10. Article 3 of the Extradition Treaty, embodies the principle of dual criminality and defines extradition offences: “Extradition Offences
1. An extradition offence is committed when the conduct of the person whose extradition is sought constitutes an offence punishable by the laws of both contracting States by a term of imprisonment for a period of more than one year.
2. When extradition is ordered in respect of an extradition offence, it may also be ordered in respect of any other offence related to the commission of the extradition offence if it is specified.in the request for extradition and meets all requirements for extradition except the term of imprisonment referred to in paragraph 1.
3. Extradition shall be ordered for an extradition offence notwithstanding that it may be an offence relating to taxation or revenue or is one of a purely fiscal character.” [Emphasis supplied]
11. The Government of Canada seeks Petitioner’s extradition for an offence under Section 320.16(3) of the Criminal Code of Canada, described as ‘Failure to Stop After Accident Resulting in Death’. The said provision reads as follows: “Failure to stop after accident
320.16 (1) Everyone commits an offence who operates a conveyance and who at the time of operating the conveyance knows that, or is reckless as to whether, the conveyance has been involved in an accident with a person or another conveyance and who fails, without reasonable excuse, to stop the conveyance, give their name and address and, if any person has been injured or appears to require assistance, offer assistance. xxx Accident resulting in death “BNS” (3) Everyone commits an offence who commits an offence under subsection (1) and who, at the time of committing the offence, knows that, or is reckless as to whether, the accident resulted in the death of another person or in bodily harm to another person whose death ensues.”
12. The Petitioner’s primary argument is premised erroneously on the lack of dual criminality. He contends that the offence invoked in the request: “failure to stop after accident resulting in death” under Section 320.16(3) of the Canadian Criminal Code, was not, at the relevant time, recognised as a standalone offence under the IPC. On this basis, he submits that the condition in Article 3 of the Extradition Treaty is not met. Reliance is also placed on Section 320.21 of the Canadian Code, which prescribes the punishment on indictment in the following terms: “Punishment in case of death
320.21 Everyone who commits an offence under subsection 320.13(3), 320.14(3), 320.15(3) or 320.16(3) is liable on conviction on indictment to imprisonment for life and to a minimum punishment of, (a) for a first offence, a fine of $1,000; (b) for a second offence, imprisonment for a term of 30 days; and
(c) for each subsequent offence, imprisonment for a term of 120 days.”

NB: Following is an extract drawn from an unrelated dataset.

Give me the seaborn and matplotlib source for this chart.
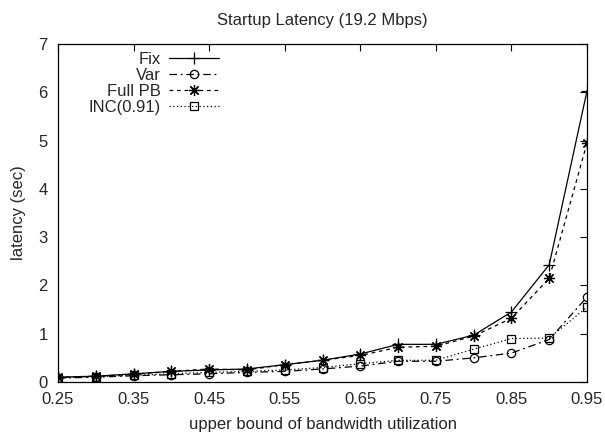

13. However, on a plain reading, Section 320.16(3) of the Canadian Criminal Code, “Failure to stop after accident resulting in death” does not criminalise a bare omission in isolation. The provision, in substance, applies where a person (i) operates a conveyance, (ii) knows or is reckless as to whether it has been involved in an accident with a person or another conveyance, and, (iii) without reasonable excuse, fails to stop, provide their name and address, and, where a person is or appears to be injured, offer assistance, commits an offence under sub-section (1). Sub-section (3) further provides that a person commits an offence where they commit an offence under sub-section (1) and, at the time, know or are reckless as to whether the accident resulted in death or bodily harm whose death ensues. The alleged offence, therefore, is predicated on (i) involvement of the vehicle in an accident with another person or vehicle, (ii) knowledge or recklessness in that regard, and (iii) failure, without reasonable excuse, to stop, identify oneself and render assistance where injury or death has occurred.
14. The expression ‘failure to stop after accident’ appears only in the marginal note to Section 320.16(3) of the Canadian Criminal Code; it does not capture the full contour of the offence. The Petitioner’s attempt to portray the allegation as one of a bare omission to stop, ignores the fact that, on the materials accompanying the request, he is alleged to have been driving the vehicle involved in the accident that resulted in the victim’s death. At this stage, therefore, the Court cannot proceed on the footing that he was an innocent bystander unconnected with the causative act.
15. Article 3 of the Extradition Treaty, which embodies the principle of dual criminality and defines an “extradition offence”, provides inter alia that an extradition offence is made out “when the conduct of the person whose extradition is sought constitutes an offence punishable by the laws of both Contracting States by a term of imprisonment for a period of more than one year”. The emphasis is on the conduct alleged and whether that conduct, if attributed to the fugitive in India, would amount to an offence punishable by more than one year’s imprisonment, rather than on textual identity of the statutory provisions in the two jurisdictions.
16. Therefore, what matters is the conduct attributed to the Petitioner, namely that he was operating a vehicle involved in an accident in which a pedestrian died, and, with knowledge or recklessness as to that fact, failed without reasonable excuse to stop, identify himself, or render assistance. That conduct constitutes the offence of “Failure to Stop After Accident Resulting in Death” under Section 320.16(3) of the Canadian Criminal Code. If alleged in India, the same conduct, at the very least, attracts prosecution for causing death by a rash or negligent act under Section 304A IPC, which is punishable with imprisonment exceeding one year. The condition of dual criminality under Article 3 of the Treaty is, accordingly, satisfied.
17. When an extradition request is received, the Government of India must first satisfy itself that the conditions in Article 3 of the Treaty are fulfilled. For this purpose, the Ministry considers the law of the requesting State and the supporting material furnished with the request under Article 9, including the statement of facts and the text of the relevant provisions. The Ministry has to be satisfied that the conduct alleged constitutes an offence in the requesting State and that the prescribed penalty crosses the one-year threshold; and further, that the same conduct would amount to an offence in India punishable by more than one year. Once such satisfaction is recorded, it is open to the Ministry to direct a magisterial inquiry under Section 5 of the Extradition Act.
18. No infirmity is shown in the satisfaction recorded by the Ministry of External Affairs under Section 5.
19. For these reasons, the Court finds no merit in the petition. Dismissed along with the pending application. The interim order dated 25th September, 2023, passed by this Court, stands vacated.
20. The observations made herein are confined to the adjudication of the present petition and shall not influence the Trial Court while deciding CT No. 882/2023, which shall be determined on its own merits and in accordance with law.